Henry Breault receiving the Congressional Medal of Honor from President Coolidge. Photo courtesy of the Library of Congress.
On March 8, 1924, Torpedoman Second Class Henry Breault received the Congressional Medal of Honor during a ceremony on the White House lawn. Breault won the medal for heroic actions after his submarine, the USS O-5 (SS-66), sank during a collision in the Panama Canal. Rather than escape from the vessel (which had collided with the S.S. Abangarez, owned by the United Fruit Company), Breault remained on board to assist a shipmate. Both were rescued a day later.
According to the Submarine Force Museum, Breault is the “only enlisted submariner to be awarded the Medal of Honor for actions aboard a United States submarine.”

The rescue of USS O-5 (SS 66) at Coco Solo Submarine Base, Panama Canal Zone. Photo courtesy of Ric Hedman, TN(SS) and navsource.org.

President Coolidge awarded the Congressional Medal of Honor to four individuals during his Presidency. The recipients were as follows:
BREAULT, HENRY. Torpedoman Second Class, U.S. Navy. Presentation: 8 March 1924. Citation: For heroism and devotion to duty while serving on board the U.S. submarine 0-5 at the time of the sinking of that vessel.
EDWARDS, WALTER ATLEE. Lieutenant Commander, U.S. Navy. Presentation: 2 February 1924. Citation: For heroism in rescuing 482 men, women and children from the French military transport Vinh-Long, destroyed by fire in the Sea of Marmora, Turkey, on 16 December 1922.

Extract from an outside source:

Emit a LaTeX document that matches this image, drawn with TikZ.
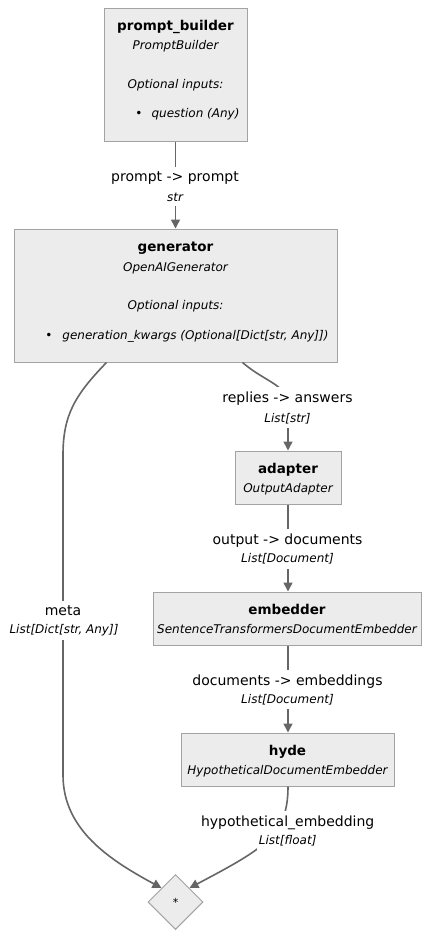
\documentclass[tikz,border=0pt]{standalone}
\usepackage{fontspec}
\setmainfont{DejaVu Sans}
\usetikzlibrary{arrows.meta,shapes.geometric}
\definecolor{boxfill}{HTML}{ECECEC}
\definecolor{boxline}{HTML}{A3A3A3}
\definecolor{edgecol}{HTML}{666666}
\begin{document}
\begin{tikzpicture}[x=1pt,y=-1pt,
  box/.style={draw=boxline,fill=boxfill,line width=1pt,inner sep=0pt},
  dia/.style={diamond,draw=boxline,fill=boxfill,line width=1pt,inner sep=0pt,minimum width=55pt,minimum height=55pt,font=\fontsize{11}{13}\selectfont},
  title/.style={font=\fontsize{13.5}{16}\selectfont\bfseries,anchor=base,inner sep=0pt},
  sub/.style={font=\fontsize{12}{14}\selectfont\itshape,anchor=base,inner sep=0pt},
  lab/.style={font=\fontsize{14}{16}\selectfont,anchor=base,fill=white,inner xsep=1.5pt,inner ysep=4.5pt},
  typ/.style={font=\fontsize{12}{14}\selectfont\itshape,anchor=base,fill=white,inner xsep=1.5pt,inner ysep=4.5pt},
  conn/.style={draw=edgecol,line width=1.6pt,-{Triangle[length=9pt,width=9pt]}}]
\useasboundingbox (0,0) rectangle (430,937);

% boxes
\node[box,minimum width=143pt,minimum height=133pt] (pb) at (175.5,74.5) {};
\node[box,minimum width=323pt,minimum height=133pt] (gen) at (175.5,295.5) {};
\node[box,minimum width=106pt,minimum height=53pt] (ad) at (288,477.5) {};
\node[box,minimum width=268pt,minimum height=53pt] (emb) at (287,618.5) {};
\node[box,minimum width=213pt,minimum height=53pt] (hy) at (287.5,759.5) {};
\node[dia] (jn) at (175.5,902) {*};

% box texts
\node[title] (pbt) at (175.5,30.5) {prompt\_builder};
\node[sub] (pbs) at (175.5,49.5) {PromptBuilder};
\node[sub] (pbo) at (175.5,88) {Optional inputs:};
\node[sub] (pbb) at (139,117.7) {\upshape•};
\node[sub] (pbq) at (195.5,117.7) {question (Any)};

\node[title] (gent) at (175.5,251.5) {generator};
\node[sub] (gens) at (175.5,271.5) {OpenAIGenerator};
\node[sub] (geno) at (175.5,309.5) {Optional inputs:};
\node[sub] (genb) at (49,339.5) {\upshape•};
\node[sub] (genq) at (195.5,339.5) {generation\_kwargs (Optional[Dict[str, Any]])};

\node[title] (adt) at (288,473.5) {adapter};
\node[sub] (ads) at (288,492.5) {OutputAdapter};

\node[title] (embt) at (287,614.5) {embedder};
\node[sub] (embs) at (287,633) {SentenceTransformersDocumentEmbedder};

\node[title] (hyt) at (287.5,755.5) {hyde};
\node[sub] (hys) at (287.5,774) {HypotheticalDocumentEmbedder};

% connectors
\draw[conn] (pb.south) -- (gen.north);
\draw[conn] ([xshift=229pt]gen.south west) .. controls (265,382) and (288,385) .. (288,405) -- (ad.north);
\draw[conn] (ad.south) -- (emb.north -| ad.south);
\draw[conn] (emb.south -| ad.south) -- (hy.north -| ad.south);
\draw[conn] ([xshift=93pt]gen.south west) .. controls (75,395) and (63,415) .. (63,455) -- (63,775) .. controls (63,830) and (110,860) .. (jn.north west);
\draw[conn] (hy.south -| ad.south) .. controls (288,835) and (265,848) .. (jn.north east);

% connector labels
\node[lab] (l1) at (175,181.5) {prompt -> prompt};
\node[typ] (t1) at (175,201) {str};
\node[lab] (l2) at (287.5,402.5) {replies -> answers};
\node[typ] (t2) at (287.5,422) {List[str]};
\node[lab] (l3) at (287.5,544.5) {output -> documents};
\node[typ] (t3) at (287.5,562.5) {List[Document]};
\node[lab] (l4) at (287.5,685) {documents -> embeddings};
\node[typ] (t4) at (287.5,703) {List[Document]};
\node[lab] (l5) at (287.7,826) {hypothetical\_embedding};
\node[typ] (t5) at (287.7,844) {List[float]};
\node[lab] (l6) at (63,615) {meta};
\node[typ] (t6) at (64,633) {List[Dict[str, Any]]};
\end{tikzpicture}
\end{document}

LINDBERGH, CHARLES A. Captain, U.S. Army Air Corps Reserve. Presentation: March 21, 1928. Citation: For displaying heroic courage and skill as a navigator, at the risk of his life, by his nonstop flight in his airplane, the Spirit of St. Louis, from New York City to Paris, France, 20-21 May 1927, by which Capt. Lindbergh not only achieved the greatest individual triumph of any American citizen but demonstrated that travel across the ocean by aircraft was possible.
RYAN, THOMAS JOHN. Ensign, U.S. Navy. Presentation: 15 March 1924. Citation: For heroism in effecting the rescue of a woman from the burning Grand Hotel, Yokohama, Japan, on 1 September 1923.